REVIEWS

LONDON HANDEL PLAYERS

“This review could be reduced to just three words: ‘Buy this recording’. In the eighteenth century the London publisher John Walsh produced arrangements for home performance of excerpts from the hugely-popular Handel operas. On this disc Rachel Brown and the London Handel Players give performances that are perfection itself, with a dazzling beauty of tone and of phrasing, a breadth of colours and a range of dynamics that are employed to serve the music and to entertain the listener. More than that, this recording is full of the most delicious music you could ask to hear, and the players give every indication of loving every note they play.”


Robert Bigio

Pan (British Flute Society Magazine), September 2006 (“Handel at Home”)
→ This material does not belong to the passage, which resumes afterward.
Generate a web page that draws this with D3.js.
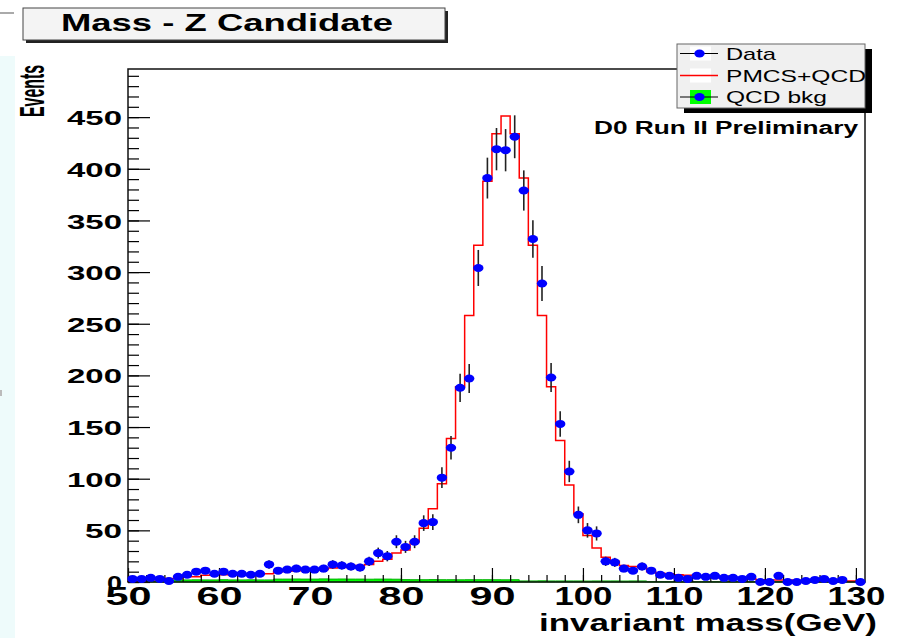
<!DOCTYPE html>
<html>
<head>
<meta charset="utf-8">
<title>Mass - Z Candidate</title>
<script src="https://d3js.org/d3.v7.min.js"></script>
<style>
    body { margin: 0; background: #fff; }
    svg text { font-family: "Liberation Sans", Arial, Helvetica, sans-serif; fill: #000; }
    .axis text { font-weight: bold; }
    .axis line { stroke: #000; stroke-width: 1.2; }
    .axis path { display: none; }
</style>
</head>
<body>
<div id="chart"></div>
<script>

// 1 GeV bins, low edges 50 ... 130
var massBins = [50, 51, 52, 53, 54, 55, 56, 57, 58, 59,
                60, 61, 62, 63, 64, 65, 66, 67, 68, 69,
                70, 71, 72, 73, 74, 75, 76, 77, 78, 79,
                80, 81, 82, 83, 84, 85, 86, 87, 88, 89,
                90, 91, 92, 93, 94, 95, 96, 97, 98, 99,
                100, 101, 102, 103, 104, 105, 106, 107, 108, 109,
                110, 111, 112, 113, 114, 115, 116, 117, 118, 119,
                120, 121, 122, 123, 124, 125, 126, 127, 128, 129,
                130];

// Data (null = no marker drawn)
var dataCounts = [3, 3, 4, 3, 1, 5, 7, 10, 11, 8,
                  10, 8, 8, 7, 8, 17, 11, 12, 13, 12,
                  12, 13, 17, 16, 15, 14, 20, 28, 25, 39,
                  34, 39, 57, 58, 101, 130, 188, 197, 304, 391,
                  419, 418, 431, 379, 332, 289, 198, 153, 107, 65,
                  50, 47, 20, 19, 13, 11, 15, 11, 7, 6,
                  4, 3, 6, 5, 6, 4, 4, 3, 5, 0,
                  0, 6, 0, 0, 1, 2, 3, 1, 2, null,
                  0];

// PMCS+QCD
var mcCounts = [0.5, 0.5, 2, 2, 3.5, 3.5, 5, 5, 6.5, 7,
                7, 7.5, 7.5, 7.5, 8, 8, 10, 10.5, 11, 11,
                11.5, 12, 13.5, 14, 14, 16, 17, 20, 22, 28,
                31, 39, 52, 71, 95, 139, 189, 258, 326, 388,
                434, 451, 434, 391, 326, 258, 189, 137, 94, 66,
                45, 33, 24, 20, 16, 15, 14, 10, 8.5, 8,
                7, 6.5, 5.5, 5, 4, 3.8, 3.6, 3.5, 3.3, 2.2,
                2, 2, 2, 1.8, 1.8, 1.6, 1.2, 1.1, 1, 0.9,
                0.8];

// QCD bkg
var qcdCounts = [0.3, 0.3, 0.4, 0.3, 0.4, 2, 2, 2.1, 2, 2,
                 2.2, 2, 2, 2.1, 2, 2, 2.8, 2.8, 2.9, 2.8,
                 2.8, 3, 2.8, 2.9, 2.8, 2.8, 2.7, 2.8, 2.8, 2.7,
                 2.3, 2.2, 2.2, 2.3, 2.2, 2.2, 2.1, 2.2, 2.2, 2.2,
                 2.2, 2.1, 2.2, 1, 1, 1.1, 1, 1, 1, 1,
                 0.9, 1, 1, 1, 0.9, 1, 1, 0.3, 0.3, 0.3,
                 0.3, 0.3, 0.3, 0.3, 0.3, 0.3, 0.3, 0.3, 0.3, 0.3,
                 0.3, 0.3, 0.3, 0.3, 0.3, 0.3, 0.3, 0.3, 0.3, 0.3,
                 0.3];

var xTicks = [50, 60, 70, 80, 90, 100, 110, 120, 130];
var yTicks = [0, 50, 100, 150, 200, 250, 300, 350, 400, 450];

var legendLabels = ["Data", "PMCS+QCD", "QCD bkg"];

var W = 897, H = 638;
var frame = {left: 128, right: 865, top: 69, bottom: 582};

var svg = d3.select("#chart").append("svg")
    .attr("width", W)
    .attr("height", H);

// screenshot leftovers at the left edge
svg.append("rect").attr("x", 0).attr("y", 56).attr("width", 15).attr("height", H - 56)
    .attr("fill", "#eefbfb");
svg.append("line").attr("x1", 0).attr("x2", 14).attr("y1", 13).attr("y2", 13)
    .attr("stroke", "#aaa").attr("stroke-width", 2);
svg.append("rect").attr("x", 0).attr("y", 390).attr("width", 2).attr("height", 6)
    .attr("fill", "#bbb");

var x = d3.scaleLinear().domain([50, 131]).range([frame.left, frame.right]);
var y = d3.scaleLinear().domain([0, 496.6]).range([frame.bottom, frame.top]);

// ---- histograms ----
var last = massBins.length - 1;
var mcPts = massBins.map(function(m, i) { return [m, mcCounts[i]]; });
mcPts.unshift([massBins[0], 0]);
mcPts.push([massBins[last] + 1, mcCounts[last]]);

var qcdPts = massBins.map(function(m, i) { return [m, qcdCounts[i]]; });
qcdPts.push([massBins[last] + 1, qcdCounts[last]]);

svg.append("path")
    .datum(qcdPts)
    .attr("fill", "#00ff00")
    .attr("stroke", "#00b000")
    .attr("stroke-width", 1)
    .attr("d", d3.area().curve(d3.curveStepAfter)
        .x(function(d) { return x(d[0]); })
        .y0(y(0))
        .y1(function(d) { return y(d[1]); }));

svg.append("path")
    .datum(mcPts)
    .attr("fill", "none")
    .attr("stroke", "#ff0000")
    .attr("stroke-width", 1.5)
    .attr("d", d3.line().curve(d3.curveStepAfter)
        .x(function(d) { return x(d[0]); })
        .y(function(d) { return y(d[1]); }));

// ---- axes ----
function stretchLabels(sel, widths) {
    sel.selectAll("text").attr("textLength", function(d) {
        return widths[String(d).length];
    }).attr("lengthAdjust", "spacingAndGlyphs");
}

var yMinor = [];
for (var v = 0; v <= 490; v += 10) yMinor.push(v);
var xMinor = [];
for (var m = 50; m <= 130; m += 2) xMinor.push(m);

svg.append("g").attr("class", "axis")
    .attr("transform", "translate(" + frame.left + ",0)")
    .call(d3.axisLeft(y).tickValues(yMinor).tickSize(-11).tickFormat(""));

var yAxis = svg.append("g").attr("class", "axis")
    .attr("transform", "translate(" + frame.left + ",0)")
    .call(d3.axisLeft(y).tickValues(yTicks).tickSize(-22).tickPadding(6));
yAxis.selectAll("text").style("font-size", "21px").attr("dy", "0.36em");
stretchLabels(yAxis, {1: 15, 2: 37, 3: 55});

svg.append("g").attr("class", "axis")
    .attr("transform", "translate(0," + frame.bottom + ")")
    .call(d3.axisBottom(x).tickValues(xMinor).tickSize(-7).tickFormat(""));

var xAxis = svg.append("g").attr("class", "axis")
    .attr("transform", "translate(0," + frame.bottom + ")")
    .call(d3.axisBottom(x).tickValues(xTicks).tickSize(-14).tickPadding(5));
xAxis.selectAll("text").style("font-size", "25px");
stretchLabels(xAxis, {2: 46, 3: 58});

// frame
svg.append("rect")
    .attr("x", frame.left).attr("y", frame.top)
    .attr("width", frame.right - frame.left)
    .attr("height", frame.bottom - frame.top)
    .attr("fill", "none")
    .attr("stroke", "#111")
    .attr("stroke-width", 1.5);

// ---- data points ----
var pts = massBins.map(function(m, i) { return {m: m + 0.5, n: dataCounts[i]}; })
    .filter(function(d) { return d.n !== null; });

svg.append("g").selectAll("line")
    .data(pts.filter(function(d) { return d.n > 0; }))
    .enter().append("line")
    .attr("x1", function(d) { return x(d.m); })
    .attr("x2", function(d) { return x(d.m); })
    .attr("y1", function(d) { return y(d.n - Math.sqrt(d.n)); })
    .attr("y2", function(d) { return y(d.n + Math.sqrt(d.n)); })
    .attr("stroke", "#222")
    .attr("stroke-width", 1.6);

svg.append("g").selectAll("ellipse")
    .data(pts)
    .enter().append("ellipse")
    .attr("cx", function(d) { return x(d.m); })
    .attr("cy", function(d) { return y(d.n); })
    .attr("rx", 5.2)
    .attr("ry", 4)
    .attr("fill", "#0000ff");

// ---- texts ----
svg.append("text")
    .attr("x", 858).attr("y", 134)
    .attr("text-anchor", "end")
    .attr("font-weight", "bold")
    .attr("font-size", "18px")
    .attr("textLength", 264).attr("lengthAdjust", "spacingAndGlyphs")
    .text("D0 Run II Preliminary");

svg.append("text")
    .attr("x", 877).attr("y", 631)
    .attr("text-anchor", "end")
    .attr("font-weight", "bold")
    .attr("font-size", "24px")
    .attr("textLength", 338).attr("lengthAdjust", "spacingAndGlyphs")
    .text("invariant mass(GeV)");

svg.append("text")
    .attr("transform", "translate(44,65) scale(1.95,1) rotate(-90)")
    .attr("text-anchor", "end")
    .attr("font-weight", "bold")
    .attr("font-size", "18px")
    .attr("textLength", 52).attr("lengthAdjust", "spacingAndGlyphs")
    .text("Events");

// title box
svg.append("rect").attr("x", 26).attr("y", 11).attr("width", 422).attr("height", 32)
    .attr("fill", "#222");
svg.append("rect").attr("x", 23).attr("y", 8).attr("width", 422).attr("height", 32)
    .attr("fill", "#f4f4f4").attr("stroke", "#444").attr("stroke-width", 1);
svg.append("text")
    .attr("x", 227).attr("y", 31)
    .attr("text-anchor", "middle")
    .attr("font-weight", "bold")
    .attr("font-size", "24px")
    .attr("textLength", 332).attr("lengthAdjust", "spacingAndGlyphs")
    .text("Mass - Z Candidate");

// ---- legend ----
var leg = {x: 677, y: 44, w: 188, h: 64};
svg.append("rect").attr("x", leg.x + 7).attr("y", leg.y + 5).attr("width", leg.w).attr("height", leg.h)
    .attr("fill", "#000");
svg.append("rect").attr("x", leg.x).attr("y", leg.y).attr("width", leg.w).attr("height", leg.h)
    .attr("fill", "#f0f0f0").attr("stroke", "#666").attr("stroke-width", 1);

var rowY = [53.5, 75.5, 97];
var textW = [50, 140, 101];
legendLabels.forEach(function(lab, i) {
    var cy = rowY[i];
    svg.append("rect").attr("x", 690).attr("y", cy - 7).attr("width", 21).attr("height", 14)
        .attr("fill", i === 2 ? "#00ff00" : "#fff");
    svg.append("line").attr("x1", 680).attr("x2", 718).attr("y1", cy).attr("y2", cy)
        .attr("stroke", i === 1 ? "#ff0000" : "#000").attr("stroke-width", i === 1 ? 1.6 : 1.2);
    if (i !== 1) {
        svg.append("ellipse").attr("cx", 699.5).attr("cy", cy).attr("rx", 5.2).attr("ry", 4)
            .attr("fill", "#0000ff");
    }
    svg.append("text")
        .attr("x", 726).attr("y", cy + 6)
        .attr("font-size", "17px")
        .attr("textLength", textW[i]).attr("lengthAdjust", "spacingAndGlyphs")
        .text(lab);
});

</script>
</body>
</html>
"In September 2005, I was much taken with a recording of Handel's Trio Sonatas, Op.5 from this same source. Now, the London Handel Players, with exactly the same recording team, in the identical venue, have come up with equally delectable results in a further set of Trio Sonatas, this time known as the composer's Op.2…From the moment Rachel Brown's delicately warbling wooden flute begins the pastoral Andante that opens the B minor Sonata that is first on the disc, one simply surrenders. Ben Connellan, the recording engineer, conjures the ideal sound from the church in Walthamstow that is the chosen location….Lovers of Handelian affettuoso in particular need not hesitate."


Piers Burton-Page

 International Record Review, May 2009 (Handel Trio Sonatas Op.2)

"The guests from London opened the concert with their musical visiting-card, Handel's trio sonata in A major HWV396. What was immediately apparent was the pure, velvety and wonderfully expressive flute playing of Rachel Brown. It is not impossible to believe that this was the sort of sound that Orpheus himself might have been capable of - that the person playing the flute in this way was capable even of softening stones. Adrian Butterfield joined Rachel on his gut-strung violin and matched her playing with his supple, soft and mellow tone. That he is also a gripping, virtuoso performer with a deep musical understanding was evident later from his fiery presentation of a Leclair sonata. The basso continuo which was played by Katherine Sharman on the gamba and Laurence Cummings on the harpsichord was in the best of hands.”


Michael Schäfer

Göttinger Tageblatt 7.6.11 (Concert at the Göttingen International Handel Festival)

"Consummate skill and musicianship"


Vivien Schweitzer

New York Times, 30th January, 2012 (Concert at the Frick Museum)

"The playing, both individually and collectively, is impeccable and the result is a very significant recording indeed."